Don't take Cloudflare's PR seriously, they are completely full of it. They used to be more honest, but those days are long gone.

1.1.1.1 supports dns/https. It is entirely possible to make a request to 1.1.1.1 for an ip and have nobody be able to know what you made the request for.

There is no guarantee the name server they are querying is the same as the server in the A result, and the idea is to reduce the number of points where people other than the A result and the client know that they plan to talk to each other.

It's not bullshit.

  • > There is no guarantee the name server they are querying is the same as the server in the A result

    That's ok. Let me try to explain a bit more:

    Queries to 1.1.1.1 are going over public internet. And even though they are encrypted, they also carry metadata with them, including IP addresses of who is doing them, precise time, rough size, various OS specific stuff, etc. And packets going out to authoritative servers from 1.1.1.1 are in clear text.
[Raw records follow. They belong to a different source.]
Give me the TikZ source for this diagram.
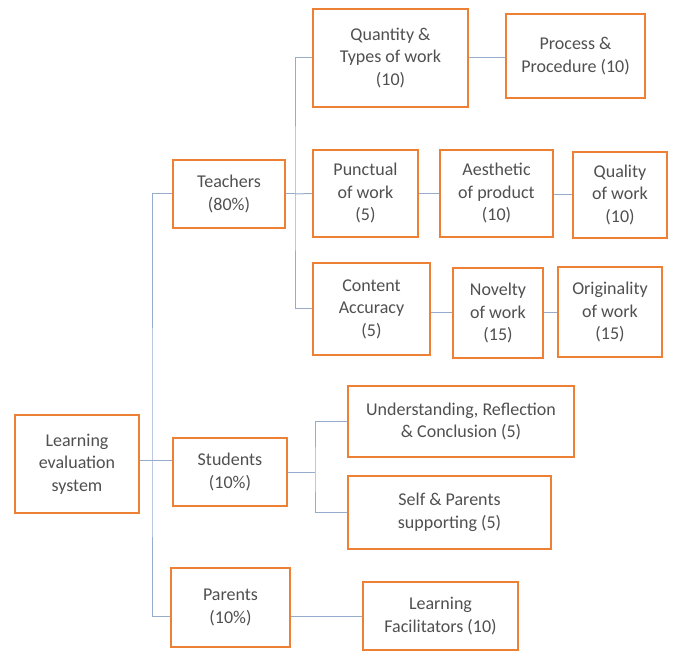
\documentclass[tikz,border=0pt]{standalone}
\usepackage{fontspec}
\setmainfont{Carlito}
\definecolor{boxorange}{RGB}{237,128,52}
\definecolor{linkblue}{RGB}{150,172,205}
\definecolor{txtgrey}{RGB}{80,80,80}
\begin{document}
\begin{tikzpicture}[x=1pt,y=-1pt,
  box/.style={draw=boxorange,line width=2.4pt,fill=white,rectangle,inner sep=0pt,
    align=center,text=txtgrey,font=\fontsize{18}{22.5}\selectfont},
  link/.style={draw=linkblue,line width=1pt}]
\useasboundingbox (0,0) rectangle (675,652);
% level 0 and 1
\node[box,minimum width=124pt,minimum height=98pt] (les) at (77,464) {Learning\\evaluation\\system};
\node[box,minimum width=112pt,minimum height=68pt] (tea) at (229,194) {Teachers\\(80\%)};
\node[box,minimum width=114pt,minimum height=68pt] (stu) at (230,472) {Students\\(10\%)};
\node[box,minimum width=119pt,minimum height=79pt] (par) at (230.5,607.5) {Parents\\(10\%)};
% teachers subtree
\node[box,minimum width=155pt,minimum height=98pt] (qty) at (390.5,58) {Quantity \&\\Types of work\\(10)};
\node[box,minimum width=139pt,minimum height=84pt] (pro) at (575.5,56) {Process \&\\Procedure (10)};
\node[box,minimum width=105pt,minimum height=87pt] (pun) at (365.5,193.5) {Punctual\\of work\\(5)};
\node[box,minimum width=113pt,minimum height=87pt] (aes) at (496.5,193.5) {Aesthetic\\of product\\(10)};
\node[box,minimum width=94pt,minimum height=86pt] (qua) at (620,195) {Quality\\of work\\(10)};
\node[box,minimum width=117pt,minimum height=92pt] (con) at (371.5,309) {Content\\Accuracy\\(5)};
\node[box,minimum width=90pt,minimum height=90pt] (nov) at (498,313) {Novelty\\of work\\(15)};
\node[box,minimum width=104pt,minimum height=90pt] (ori) at (610,312) {Originality\\of work\\(15)};
% students subtree
\node[box,minimum width=226pt,minimum height=71pt] (und) at (461,421.5) {Understanding, Reflection\\\& Conclusion (5)};
\node[box,minimum width=203pt,minimum height=73pt] (sel) at (449.5,512.5) {Self \& Parents\\supporting (5)};
% parents subtree
\node[box,minimum width=155pt,minimum height=68pt] (fac) at (440.5,616) {Learning\\Facilitators (10)};
% junction coordinates
\coordinate (j0) at (152,460);
\coordinate (jt) at (295,194);
\coordinate (js) at (315,472);
% connectors: root
\draw[link] (les.east |- j0) -- (stu.west |- j0);
\draw[link] (tea.west) -| (j0) |- (par.west |- fac.west);
\draw[link] (par.east |- fac.west) -- (fac.west);
% teachers
\draw[link] (tea.east) -- (jt);
\draw[link] (qty.west) -| (jt) |- (con.west);
\draw[link] (jt) -- (pun.west);
\draw[link] (qty.east) -- (pro.west |- qty.east);
\draw[link] (pun.east) -- (aes.west |- pun.east);
\draw[link] (aes.east |- qua.west) -- (qua.west);
\draw[link] (con.east |- nov.west) -- (nov.west);
\draw[link] (nov.east) -- (ori.west |- nov.east);
% students
\draw[link] (stu.east) -- (js);
\draw[link] (und.west) -| (js) |- (sel.west);
\end{tikzpicture}
\end{document}
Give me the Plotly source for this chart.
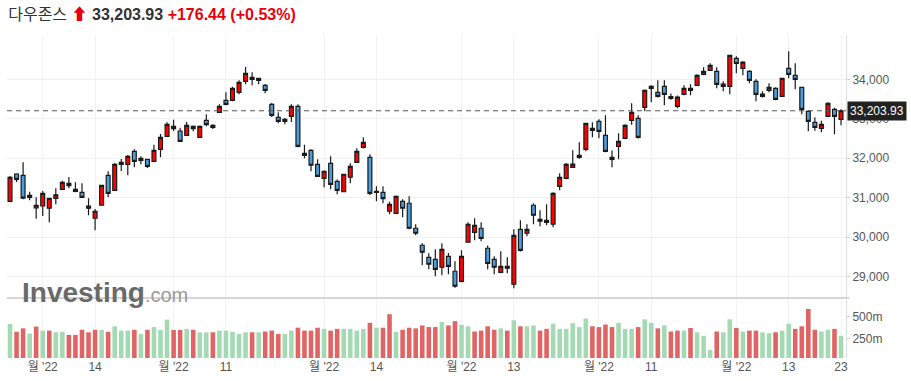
import plotly.graph_objects as go
import pandas as pd

# ---------------- data ----------------
holidays = ["2022-07-04", "2022-09-05", "2022-11-24"]
dates = [d.strftime("%Y-%m-%d") for d in pd.bdate_range("2022-06-24", "2022-12-23")
         if d.strftime("%Y-%m-%d") not in holidays]

opens = [30911,31602,31569,31063,30741,30792,30734,30987,31215,31367,
         31215,31139,30734,30481,30810,31569,31189,31848,31848,32177,
         31949,31974,31924,32228,32557,32810,32691,32582,32810,32531,
         32962,32835,33164,33468,33468,33671,33949,34051,33975,33848,
         33367,33038,32937,33063,33316,32076,32202,31848,31493,31873,
         31417,31154,31519,31898,32278,32025,31164,31139,30658,30607,
         30911,30861,30228,29797,29493,29442,29240,29518,29139,28885,
         29873,30126,30228,29721,29442,29113,29265,28810,30202,30101,
         30810,30455,30430,30329,31291,31493,31772,32076,32228,32709,
         32937,32582,31974,32304,32506,32962,33012,33291,33823,33671,
         33823,33519,33316,33620,33772,33848,34127,34228,34203,33823,
         33823,34532,34279,34203,33949,33570,33721,33772,33570,34279,
         34101,33797,33190,32911,32759,33063,33240,32987]
highs = [31550,31620,31898,31154,31012,31172,31003,31240,31433,31526,
         31392,31367,30987,30716,31331,31671,31881,31982,32083,32228,
         32050,31990,32344,32615,32911,32977,32775,32919,32830,32830,
         33114,32860,33367,33671,33813,33975,34311,34177,34040,33880,
         33400,33164,33020,33367,33367,32344,32230,31974,31690,32050,
         31460,31610,31873,32253,32531,32100,31291,31291,30900,31060,
         30960,31038,30329,29850,29594,29696,29848,29600,29392,29670,
         30380,30481,30380,29790,29520,29645,29493,30202,30430,30329,
         30860,30683,30835,31140,31620,31880,32202,32405,32900,32910,
         32990,33088,32200,32633,32860,33392,33088,33740,33850,33975,
         33975,33640,33590,33848,33873,34127,34304,34405,34304,33949,
         34620,34583,34460,34230,34000,33700,33898,33800,34030,34709,
         34405,33810,33210,33038,32950,33420,33280,33240]
lows = [30890,31400,30962,30937,30470,30538,30379,30835,31197,31240,
        31139,30995,30556,30177,30800,31012,31170,31678,31569,31772,
        31848,31754,31910,32025,32540,32691,32420,32570,32683,32520,
        32810,32740,33147,33342,33443,33620,33873,33848,33873,33646,
        33045,32886,32861,32919,32278,32000,31671,31530,31265,31215,
        31088,31140,31367,31890,32250,31063,30911,30861,30582,30600,
        30506,30200,30050,29290,29189,29012,29037,29063,28720,28860,
        29860,29924,29898,29189,29063,29090,29090,28708,29640,30025,
        30329,30278,30304,30253,31189,31468,31760,31990,32177,32531,
        32506,32150,31772,31974,32480,32850,32500,33190,33418,33540,
        33342,33480,33266,33595,33595,33830,34100,34210,33772,33696,
        33620,34152,34101,33898,33443,33540,33671,33470,33560,34025,
        33747,33114,32683,32700,32658,33050,32607,32835]
closes = [31520,31468,30990,31012,30810,31113,30987,31071,31392,31306,
          31164,31012,30792,30658,31316,31113,31848,31898,32050,31924,
          32000,31797,32202,32531,32861,32749,32430,32835,32749,32810,
          32850,32785,33316,33367,33772,33924,34152,34000,34025,33721,
          33088,32937,32987,33316,32304,32126,31823,31544,31671,31341,
          31189,31595,31797,32177,32405,31110,31135,30977,30835,31038,
          30734,30228,30101,29620,29316,29189,29696,29265,28759,29518,
          30329,30304,29974,29341,29240,29265,29215,30050,29670,30202,
          30557,30405,30379,31113,31519,31848,31852,32025,32886,32759,
          32683,32177,32025,32430,32835,33164,32531,33722,33772,33570,
          33620,33560,33548,33772,33721,34101,34203,34354,33873,33880,
          34608,34400,34435,33975,33620,33625,33797,33494,34025,34127,
          34000,33240,32937,32785,32861,33392,33063,33203.93]
volumes_m = [421,332,371,312,391,345,345,326,332,296,
             296,355,326,355,352,332,394,345,345,355,
             306,355,385,352,470,352,352,365,355,326,
             326,326,345,345,332,306,326,326,326,335,
             345,306,306,345,378,345,345,378,365,345,
             365,365,365,345,365,434,378,378,532,332,
             355,378,371,404,385,385,444,404,453,411,
             394,335,345,394,355,371,345,463,394,394,
             404,345,365,424,365,365,430,385,483,394,
             385,414,385,434,365,365,385,473,434,371,
             404,335,345,345,375,326,286,126,335,326,
             473,375,335,345,345,326,316,326,345,424,
             365,394,591,355,335,355,365,286]

price_ticks = [29000, 30000, 31000, 32000, 33000, 34000]
volume_ticks = [250, 500]
volume_tick_labels = ["250m", "500m"]
tick_dates = ["2022-07-01", "2022-07-14", "2022-08-01", "2022-08-11", "2022-09-01",
              "2022-09-14", "2022-10-03", "2022-10-13", "2022-11-01", "2022-11-11",
              "2022-12-01", "2022-12-13", "2022-12-23"]
tick_labels = ["월 '22", "14", "월 '22", "11", "월 '22", "14", "월 '22", "13",
               "월 '22", "11", "월 '22", "13", "23"]

last_close = closes[-1]
change = 176.44
change_pct = 0.53

# ---------------- styling ----------------
UP_CANDLE = "#ff0000"
DOWN_CANDLE = "#4d9ddc"
VOL_UP = "#a4dab3"
VOL_DOWN = "#e06464"
FONT = "Liberation Sans, Noto Sans CJK KR, sans-serif"

prev = [opens[0]] + closes[:-1]
vol_colors = [VOL_UP if c >= p else VOL_DOWN for c, p in zip(closes, prev)]

fig = go.Figure()
fig.add_trace(go.Candlestick(
    x=dates, open=opens, high=highs, low=lows, close=closes,
    xaxis="x", yaxis="y",
    increasing=dict(fillcolor=UP_CANDLE, line=dict(color="#1a1a1a", width=1.2)),
    decreasing=dict(fillcolor=DOWN_CANDLE, line=dict(color="#1a1a1a", width=1.2)),
    whiskerwidth=0, showlegend=False, hoverinfo="skip"))
fig.add_trace(go.Bar(
    x=dates, y=volumes_m, xaxis="x2", yaxis="y2",
    marker=dict(color=vol_colors, line=dict(width=0)),
    showlegend=False, hoverinfo="skip"))

x_range = [-0.46, 127.76]
price_dom = [0.1858, 1]
vol_dom = [0, 0.1796]

fig.update_layout(
    width=911, height=381,
    margin=dict(l=7, r=65, t=35, b=23),
    paper_bgcolor="white", plot_bgcolor="white",
    font=dict(family=FONT, size=12, color="#555"),
    bargap=0.3, boxgap=0.15,
    title=dict(
        text=("다우존스 <span style='color:#e8000b'>⬆</span> <b>33,203.93</b> "
              f"<span style='color:#e8000b'><b>+{change:.2f}</b> <b>(+{change_pct:.2f}%)</b></span>"),
        x=0.009, xref="container", xanchor="left",
        y=0.962, yref="container", yanchor="middle",
        font=dict(family=FONT, size=16, color="#333")),
    xaxis=dict(type="category", range=x_range, domain=[0, 1], anchor="y",
               showticklabels=False, tickvals=tick_dates, ticks="",
               showgrid=True, gridcolor="#f2f2f2", gridwidth=1,
               rangeslider=dict(visible=False), zeroline=False),
    xaxis2=dict(type="category", range=x_range, domain=[0, 1], anchor="y2", matches="x",
                tickvals=tick_dates, ticktext=tick_labels, ticks="",
                tickfont=dict(size=12, color="#555"),
                showgrid=True, gridcolor="#f2f2f2", gridwidth=1, zeroline=False),
    yaxis=dict(domain=price_dom, range=[28462, 35122], side="right",
               tickvals=price_ticks, tickformat=",", ticks="outside", ticklen=3,
               tickcolor="#d0d0d0", showgrid=True, gridcolor="#f0f0f0",
               showline=True, linecolor="#dcdcdc", linewidth=1, zeroline=False,
               tickfont=dict(size=12, color="#555")),
    yaxis2=dict(domain=vol_dom, range=[34, 693], side="right",
                tickvals=volume_ticks, ticktext=volume_tick_labels,
                ticks="outside", ticklen=3, tickcolor="#d0d0d0",
                showgrid=False, showline=True, linecolor="#dcdcdc", linewidth=1,
                zeroline=False, tickfont=dict(size=12, color="#555")),
)

# separator between price and volume panes
fig.add_shape(type="line", xref="paper", yref="paper", x0=0, x1=1.004,
              y0=price_dom[0], y1=price_dom[0], line=dict(color="#c8c8c8", width=1.5))
# last price dashed line
fig.add_shape(type="line", xref="paper", yref="y", x0=0, x1=1,
              y0=last_close, y1=last_close, line=dict(color="#555", width=1.2, dash="5px,4px"))
# last price label
fig.add_annotation(xref="paper", yref="y", x=1, y=last_close, xanchor="left", xshift=1,
                   text=f"{last_close:,.2f}", showarrow=False, bgcolor="#222",
                   font=dict(color="white", size=12, family=FONT), borderpad=2)
# watermark
fig.add_annotation(xref="paper", yref="paper", x=0.016, y=0.204, xanchor="left", yanchor="middle",
                   text="<b>Investing</b><span style='font-size:20px;color:#9a9a9a'>.com</span>",
                   showarrow=False, font=dict(size=28, color="#6a6a6a", family=FONT))

fig.write_html("out.html", config={"displayModeBar": False},
               post_script="document.body.style.margin='0';document.body.style.overflow='hidden';")
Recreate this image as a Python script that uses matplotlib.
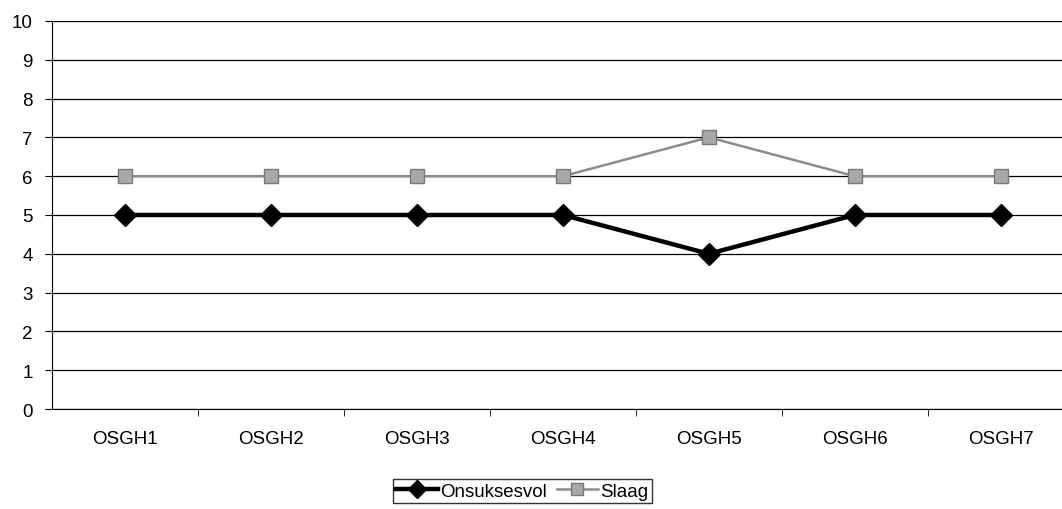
import matplotlib.pyplot as plt
import numpy as np

plt.rcParams['font.family'] = ['Liberation Sans', 'DejaVu Sans']

# Gegevens
categorieen = ['OSGH1', 'OSGH2', 'OSGH3', 'OSGH4', 'OSGH5', 'OSGH6', 'OSGH7']
onsuksesvol = [5, 5, 5, 5, 4, 5, 5]
slaag = [6, 6, 6, 6, 7, 6, 6]

x = np.arange(1, len(categorieen) + 1)

fig = plt.figure(figsize=(10.62, 5.10), dpi=100)
ax = fig.add_axes([0.049, 0.196, 0.962, 0.761])

# Lijnen
ax.plot(x, onsuksesvol, color='black', linewidth=3.2, marker='D', markersize=11,
        label='Onsuksesvol', zorder=4)
ax.plot(x, slaag, color='#8c8c8c', linewidth=1.8, marker='s', markersize=10,
        markerfacecolor='#a8a8a8', markeredgecolor='#7a7a7a',
        label='Slaag', zorder=3)

# Assen
ax.set_xlim(0.5, len(categorieen) + 0.5)
ax.set_ylim(0, 10)
ax.set_yticks(range(0, 11))
ax.set_xticks(x)
ax.set_xticklabels(categorieen)
ax.set_xticks(np.arange(1.5, len(categorieen)), minor=True)
ax.tick_params(axis='x', which='major', length=0, pad=15, labelsize=13.5)
ax.tick_params(axis='x', which='minor', length=5, direction='out', color='black')
ax.tick_params(axis='y', length=5, direction='out', labelsize=13.5, pad=9)

ax.grid(axis='y', color='black', linewidth=0.9)
ax.set_axisbelow(True)
for kant in ['top', 'right']:
    ax.spines[kant].set_visible(False)
ax.spines['left'].set_color('black')
ax.spines['bottom'].set_color('black')

leg = fig.legend(loc='center', bbox_to_anchor=(0.492, 0.035), ncol=2,
                 frameon=True, fancybox=False, fontsize=13.5, handlelength=2.2,
                 handletextpad=0.15, columnspacing=0.5, borderpad=0.2,
                 markerscale=0.8)
leg.get_frame().set_edgecolor('black')
leg.get_frame().set_linewidth(1)

fig.savefig('out.png', dpi=100)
There is a very tiny window of possible queries out of 1.1.1.1 for encrypted data coming in from some IP address and therefore only a tiny number of possible responses from authoritative servers. Given that and enough intercepted data all over the world it is easy to correlate clear text DNS responses with IP addresses or who got responses from cache and on which popular website ended up, etc.

    • Not quite as easy as when you just have to intercept traffic at one of the intermediate nodes though, it seems.

      I think that makes the privacy argument a fairly valid thing.